If you want to teach a bunch of quitters, sure, go for it. But if you want those kids to buy in, you should probably let them learn some songs first. On day one, teach them the magic. Eventually, once they're hooked, you can teach the mechanics of that magic. But you have to set the hook first or you'll have nothing to reel. That's why, when I teach statistics, I begin with the catchy songs: publications. We begin our journey with a CV-enhancing achievement. Something you're proud of. And the student learns only to make sense of that specific achievement. They learn to play that one catchy melody at their recital. After that, if they're hooked, it's time to talk about the mechanics (notation, scales, theory). In this case, the math of those melodies. But if you begin by bombarding your recruits with math and mechanics, you end with an empty clubhouse. Nobody buys in.

Here at the Paper Mill, we begin with the song. We get you published. You learn to understand what you just published, and how to talk about it. You learn to sing that one song. At this point, some people find themselves hooked, and decide they want to learn to compose their own songs. New songs. Other genres. In less analogous terms, students want to learn how to conduct their own research. These are the people we keep in the club. These are the people who advance to year two, year three, year four. These are the people who eventually create a morbidly obese CV. And that's what it takes to succeed in academia.

This is what each year of involvement involves in the Pacific Paper Mill:

Year one. You're a rookie, and no rookie is ever a coach. You have to learn to play the game first. How do you learn the game? Listen to the coach and do every single thing you're told. I mean every fucking detail. If you don't learn every sign, every play, every rule, nobody will want you on the team. You have to listen carefully and learn completely. Later (years three and four), you'll lead. But if you want to get there, you have to start by following. If you're a shitty follower, you'll be an even worse leader. You cannot possibly know how to govern if you've never been governed. At the Paper Mill, this is mostly a matter of instructions. If you can't follow instructions - I mean exactly, no mistakes - leadership probably isn't in your future... because you didn't pay close enough attention while following... and so you never learned what needs to be instructed. So you'll have no idea how to fulfill the responsibilities of a leader. When serving in that role, if you lack any understanding - if you're missing the tiniest bureaucratic detail - you're a liability. The odds of success are the same as the odds that you'll be indicted (I say with no exaggeration). You're better off (certainly safer legally) in a different field. Probably one where you can work with your hands... because your head is unlikely to be dextrous enough for academics.

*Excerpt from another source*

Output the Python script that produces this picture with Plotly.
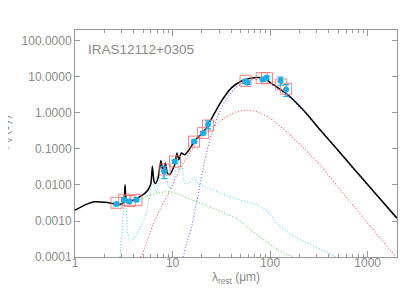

Okay, that's year one's insulting (but sincere) warning label. If you want to advance to year two, you simply have to follow instructions correctly during year one. The bulk of the work is done for you. You're not expected to have a statistician's understanding of regression modeling (or whatever). All of that is handled by a professor and some third and fourth year PPM students. You don't need to know much. You just have to learn your specific project. At the end of year one, you get a published abstract in a real journal. Not some "undergraduate council" or some such. Serious, professional journal. It'll be the single brightest highlight on your CV, casting a long shadow on everything else you've accomplished. And the only thing you have to do (aside from following instructions like a champ) is create a poster based on the published abstract (of which you are the first author). You'll work with a third-year researcher as a guide, helping you to create that poster. It takes work, but not complexity. If you understand math as well as an average fifth grader, you can do this. Pretty easily. Just don't be lazy. And you'll advance to year two.

Year two. Your sophomore year at the PPM. Pretty much everyone makes the freshman team, but there are a lot of cuts for the JV roster (anyone who failed to follow instructions). If you've made the JV roster, you already have a publication. Let's get at least one more, maybe two. Maybe three if you're really good. And let's get you more involved in the research process. You still won't be running your own statistics, but you'll have more responsibility than the PPM freshmen. This year, you're given data outputs that you should now understand. A professor doesn't have to walk you through it baby step by baby step. You know what those values mean on your own. (If you don't understand those outputs - ANOVAs, regressions, etc. - without being infant-walked through it, you didn't learn what you were supposed to during your first year.) As a second year, you will be working under the guidance of a third year, but you'll be offering some of your own guidance to the first years (which is how you can get multiple abstract authorships).

Year three. You've officially made the varsity team, and your responsibilities reflect your rank: this year, you'll be leading your own group of researchers. You're now capable of running your own statistics. You understand the context of each statistic (what types of questions require what types of analyses) and you understand the fundamentals of those analyses. You're capable of conducting them yourself and creating your own project. A professor will be very involved in your abstracts (final statistical models and final phrasing), but otherwise, you're working independently. You will lead a team of first year and second year students, meaning you can get three or four, maybe even seven or eight authorships in one year. In serving that team captain role, you will function as both coach and player. Yes, you have a project of your own, but you're also responsible for shepherding the first year students (making sure they're following all instructions and guiding them down that path) and helping the second years transition into a more independent and responsible role.

Year four. Time to go pro: journal articles. You'll continue to provide guidance on several abstracts (and, of course, get your name on those in exchange for that guidance and mentorship), but you might not have your own first-author abstract... because you'll have a bigger priority: publishing your first manuscript. Technically "manuscript" means "hand written thing"; we all know what script means, and what's a manicure? So (again, technically) a manuscript is an early draft of a paper that you've probably scribbled on (scrib as a variant of script), using your hand. But in science, the word has misnomer-ly become synonymous with "journal article". And that well-edited, non-drafty, typescript journal article is your primary focus this year. You'll take at least one of your previous published abstracts, moisten it, knead it, and shape it into a beaitufuil final draft. And go through the painful labor of submitting it. And then revising and resubmitting it when the peer-review process calls for "revise and resubmit" (which is the best you can hope for). Once you've completed the fourth year, you're ready to be an independent researcher. You'll have an abundance of PhD programs offering you funding, and you'll be the most trained and talented student matriculating... as long as you hit all your mile markers each year in the PPM.